**STATED PROBLEM**
Reproduce exactly the opening lines of the listing, stopping after the line that contains "pct_ativos = [99, 1]" and including it.
>> begin
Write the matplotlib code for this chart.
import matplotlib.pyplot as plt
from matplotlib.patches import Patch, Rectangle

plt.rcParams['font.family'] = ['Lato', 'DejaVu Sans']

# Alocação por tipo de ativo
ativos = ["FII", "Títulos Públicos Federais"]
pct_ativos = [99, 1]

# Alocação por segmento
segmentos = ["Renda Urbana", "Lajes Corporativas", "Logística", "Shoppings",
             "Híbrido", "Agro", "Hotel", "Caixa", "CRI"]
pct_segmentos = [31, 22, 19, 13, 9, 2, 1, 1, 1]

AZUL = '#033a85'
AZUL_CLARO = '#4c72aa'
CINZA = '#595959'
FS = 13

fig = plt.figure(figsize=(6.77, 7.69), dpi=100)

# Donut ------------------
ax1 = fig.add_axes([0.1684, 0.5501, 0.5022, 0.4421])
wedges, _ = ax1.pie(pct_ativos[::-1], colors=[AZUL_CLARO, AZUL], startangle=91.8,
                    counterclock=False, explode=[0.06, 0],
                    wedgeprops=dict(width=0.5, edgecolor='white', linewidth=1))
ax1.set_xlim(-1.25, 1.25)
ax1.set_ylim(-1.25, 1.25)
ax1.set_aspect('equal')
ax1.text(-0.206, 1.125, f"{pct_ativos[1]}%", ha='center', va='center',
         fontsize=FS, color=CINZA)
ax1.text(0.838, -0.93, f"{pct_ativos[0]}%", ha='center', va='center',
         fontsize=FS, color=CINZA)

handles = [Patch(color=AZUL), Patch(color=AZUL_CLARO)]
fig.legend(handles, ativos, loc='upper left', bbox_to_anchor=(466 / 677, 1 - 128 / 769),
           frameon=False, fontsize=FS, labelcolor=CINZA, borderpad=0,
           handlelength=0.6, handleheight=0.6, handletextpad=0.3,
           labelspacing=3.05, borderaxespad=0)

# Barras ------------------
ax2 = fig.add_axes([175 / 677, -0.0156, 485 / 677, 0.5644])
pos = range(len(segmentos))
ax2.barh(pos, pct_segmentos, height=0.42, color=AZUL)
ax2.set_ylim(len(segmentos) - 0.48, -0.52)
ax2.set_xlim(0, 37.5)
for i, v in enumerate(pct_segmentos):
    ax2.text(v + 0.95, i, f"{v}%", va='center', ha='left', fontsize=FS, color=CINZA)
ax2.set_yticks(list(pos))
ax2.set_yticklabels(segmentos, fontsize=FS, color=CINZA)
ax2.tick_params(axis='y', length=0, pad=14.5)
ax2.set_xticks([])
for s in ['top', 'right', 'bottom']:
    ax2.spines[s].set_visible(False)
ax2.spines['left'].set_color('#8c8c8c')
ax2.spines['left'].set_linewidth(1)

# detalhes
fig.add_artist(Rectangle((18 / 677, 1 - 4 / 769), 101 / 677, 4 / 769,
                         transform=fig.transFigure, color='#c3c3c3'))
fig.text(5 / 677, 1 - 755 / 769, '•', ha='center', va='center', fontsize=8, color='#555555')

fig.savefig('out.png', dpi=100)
>> end
**RESULT OF THE TASK**
Write the matplotlib code for this chart.
import matplotlib.pyplot as plt
from matplotlib.patches import Patch, Rectangle

plt.rcParams['font.family'] = ['Lato', 'DejaVu Sans']

# Alocação por tipo de ativo
ativos = ["FII", "Títulos Públicos Federais"]
pct_ativos = [99, 1]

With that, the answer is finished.